→ What is being asked
Starting with the line that contains "Write a web" and stopping after the line that contains "ctx.textBaseline = 'middle';", output every line exactly as it stands.
-------- Material for the task
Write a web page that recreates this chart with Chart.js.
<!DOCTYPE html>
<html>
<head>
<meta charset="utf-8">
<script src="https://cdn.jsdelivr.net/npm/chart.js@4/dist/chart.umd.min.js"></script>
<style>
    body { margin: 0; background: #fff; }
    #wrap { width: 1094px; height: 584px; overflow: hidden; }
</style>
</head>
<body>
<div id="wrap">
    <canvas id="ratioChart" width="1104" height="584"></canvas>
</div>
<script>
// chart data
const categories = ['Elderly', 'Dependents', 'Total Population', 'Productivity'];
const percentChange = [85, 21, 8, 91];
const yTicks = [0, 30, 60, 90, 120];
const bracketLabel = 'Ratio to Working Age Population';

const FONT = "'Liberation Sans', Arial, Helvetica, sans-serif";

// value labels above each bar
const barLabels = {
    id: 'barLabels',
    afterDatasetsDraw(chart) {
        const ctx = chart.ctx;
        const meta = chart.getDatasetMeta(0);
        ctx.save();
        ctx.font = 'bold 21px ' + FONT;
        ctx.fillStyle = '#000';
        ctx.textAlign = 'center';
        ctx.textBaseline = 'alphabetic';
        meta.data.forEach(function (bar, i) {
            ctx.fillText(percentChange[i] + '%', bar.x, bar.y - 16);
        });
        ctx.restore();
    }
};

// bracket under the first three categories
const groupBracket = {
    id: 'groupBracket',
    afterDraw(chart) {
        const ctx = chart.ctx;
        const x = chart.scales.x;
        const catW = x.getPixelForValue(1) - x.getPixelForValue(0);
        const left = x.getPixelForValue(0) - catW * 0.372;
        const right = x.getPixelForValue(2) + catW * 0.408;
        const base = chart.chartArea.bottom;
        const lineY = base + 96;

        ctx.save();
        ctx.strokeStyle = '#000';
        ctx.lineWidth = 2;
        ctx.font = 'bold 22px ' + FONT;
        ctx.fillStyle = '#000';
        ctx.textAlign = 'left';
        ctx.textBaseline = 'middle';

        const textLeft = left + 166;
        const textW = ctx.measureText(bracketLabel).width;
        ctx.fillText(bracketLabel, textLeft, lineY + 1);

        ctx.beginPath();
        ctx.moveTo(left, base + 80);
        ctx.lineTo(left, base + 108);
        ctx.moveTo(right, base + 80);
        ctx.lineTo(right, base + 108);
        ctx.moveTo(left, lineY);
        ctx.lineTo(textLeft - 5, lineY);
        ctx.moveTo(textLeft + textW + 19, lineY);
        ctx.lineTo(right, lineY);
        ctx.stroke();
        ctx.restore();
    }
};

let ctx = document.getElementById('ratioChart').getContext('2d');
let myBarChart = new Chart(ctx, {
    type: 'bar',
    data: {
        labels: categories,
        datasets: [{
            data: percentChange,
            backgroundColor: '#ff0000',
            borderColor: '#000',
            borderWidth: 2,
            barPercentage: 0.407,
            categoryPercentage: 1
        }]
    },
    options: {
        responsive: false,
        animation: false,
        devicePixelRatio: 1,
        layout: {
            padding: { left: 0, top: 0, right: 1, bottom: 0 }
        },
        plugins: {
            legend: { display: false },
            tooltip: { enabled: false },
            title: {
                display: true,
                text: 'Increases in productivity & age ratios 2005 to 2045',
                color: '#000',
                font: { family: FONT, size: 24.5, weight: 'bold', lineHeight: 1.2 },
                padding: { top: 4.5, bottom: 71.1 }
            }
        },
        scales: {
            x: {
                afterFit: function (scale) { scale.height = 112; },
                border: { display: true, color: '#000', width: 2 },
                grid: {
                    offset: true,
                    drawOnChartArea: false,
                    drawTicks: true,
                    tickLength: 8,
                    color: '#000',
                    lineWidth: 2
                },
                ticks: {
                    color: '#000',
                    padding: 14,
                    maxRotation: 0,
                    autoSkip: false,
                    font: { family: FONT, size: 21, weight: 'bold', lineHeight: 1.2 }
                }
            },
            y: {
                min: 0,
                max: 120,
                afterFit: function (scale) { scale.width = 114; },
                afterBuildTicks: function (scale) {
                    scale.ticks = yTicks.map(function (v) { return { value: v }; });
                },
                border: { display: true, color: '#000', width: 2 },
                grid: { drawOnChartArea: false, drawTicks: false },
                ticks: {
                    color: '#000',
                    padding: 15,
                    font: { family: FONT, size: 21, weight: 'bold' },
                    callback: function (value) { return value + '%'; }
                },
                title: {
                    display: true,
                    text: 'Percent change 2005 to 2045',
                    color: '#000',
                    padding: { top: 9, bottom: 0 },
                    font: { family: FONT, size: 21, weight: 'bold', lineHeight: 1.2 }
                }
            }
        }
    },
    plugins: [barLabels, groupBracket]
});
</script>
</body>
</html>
----------------
-------- Material for the task
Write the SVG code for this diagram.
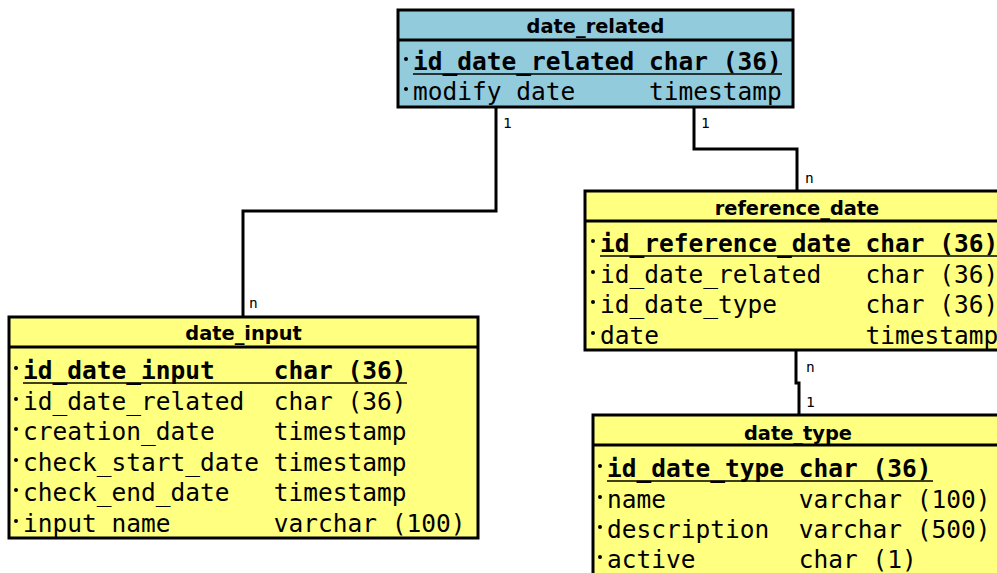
----------------
-------- Material for the task
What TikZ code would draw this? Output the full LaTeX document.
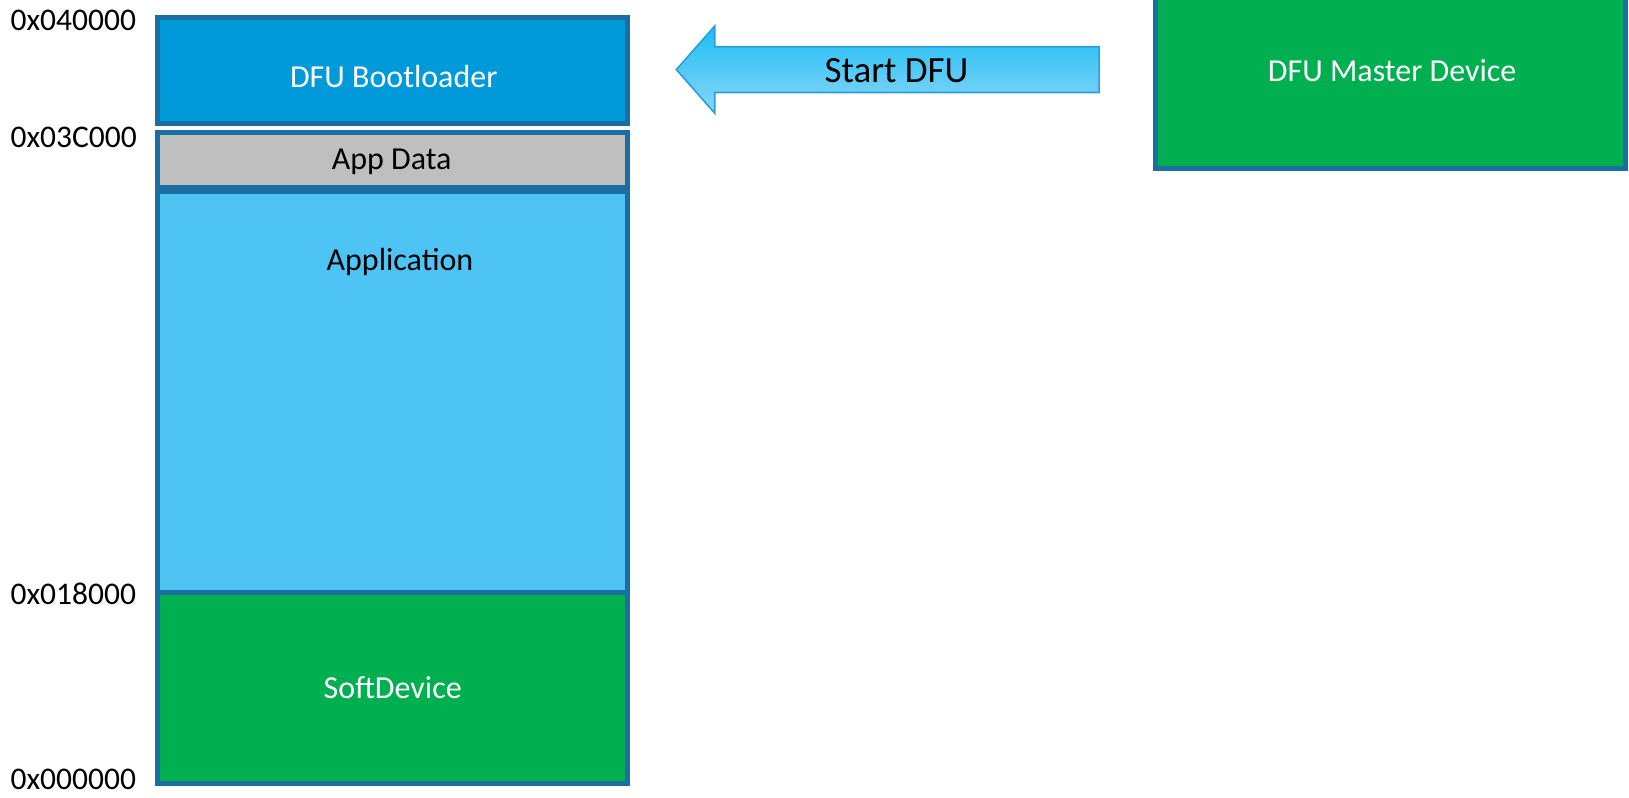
----------------
→ Response
Write a web page that recreates this chart with Chart.js.
<!DOCTYPE html>
<html>
<head>
<meta charset="utf-8">
<script src="https://cdn.jsdelivr.net/npm/chart.js@4/dist/chart.umd.min.js"></script>
<style>
    body { margin: 0; background: #fff; }
    #wrap { width: 1094px; height: 584px; overflow: hidden; }
</style>
</head>
<body>
<div id="wrap">
    <canvas id="ratioChart" width="1104" height="584"></canvas>
</div>
<script>
// chart data
const categories = ['Elderly', 'Dependents', 'Total Population', 'Productivity'];
const percentChange = [85, 21, 8, 91];
const yTicks = [0, 30, 60, 90, 120];
const bracketLabel = 'Ratio to Working Age Population';

const FONT = "'Liberation Sans', Arial, Helvetica, sans-serif";

// value labels above each bar
const barLabels = {
    id: 'barLabels',
    afterDatasetsDraw(chart) {
        const ctx = chart.ctx;
        const meta = chart.getDatasetMeta(0);
        ctx.save();
        ctx.font = 'bold 21px ' + FONT;
        ctx.fillStyle = '#000';
        ctx.textAlign = 'center';
        ctx.textBaseline = 'alphabetic';
        meta.data.forEach(function (bar, i) {
            ctx.fillText(percentChange[i] + '%', bar.x, bar.y - 16);
        });
        ctx.restore();
    }
};

// bracket under the first three categories
const groupBracket = {
    id: 'groupBracket',
    afterDraw(chart) {
        const ctx = chart.ctx;
        const x = chart.scales.x;
        const catW = x.getPixelForValue(1) - x.getPixelForValue(0);
        const left = x.getPixelForValue(0) - catW * 0.372;
        const right = x.getPixelForValue(2) + catW * 0.408;
        const base = chart.chartArea.bottom;
        const lineY = base + 96;

        ctx.save();
        ctx.strokeStyle = '#000';
        ctx.lineWidth = 2;
        ctx.font = 'bold 22px ' + FONT;
        ctx.fillStyle = '#000';
        ctx.textAlign = 'left';
        ctx.textBaseline = 'middle';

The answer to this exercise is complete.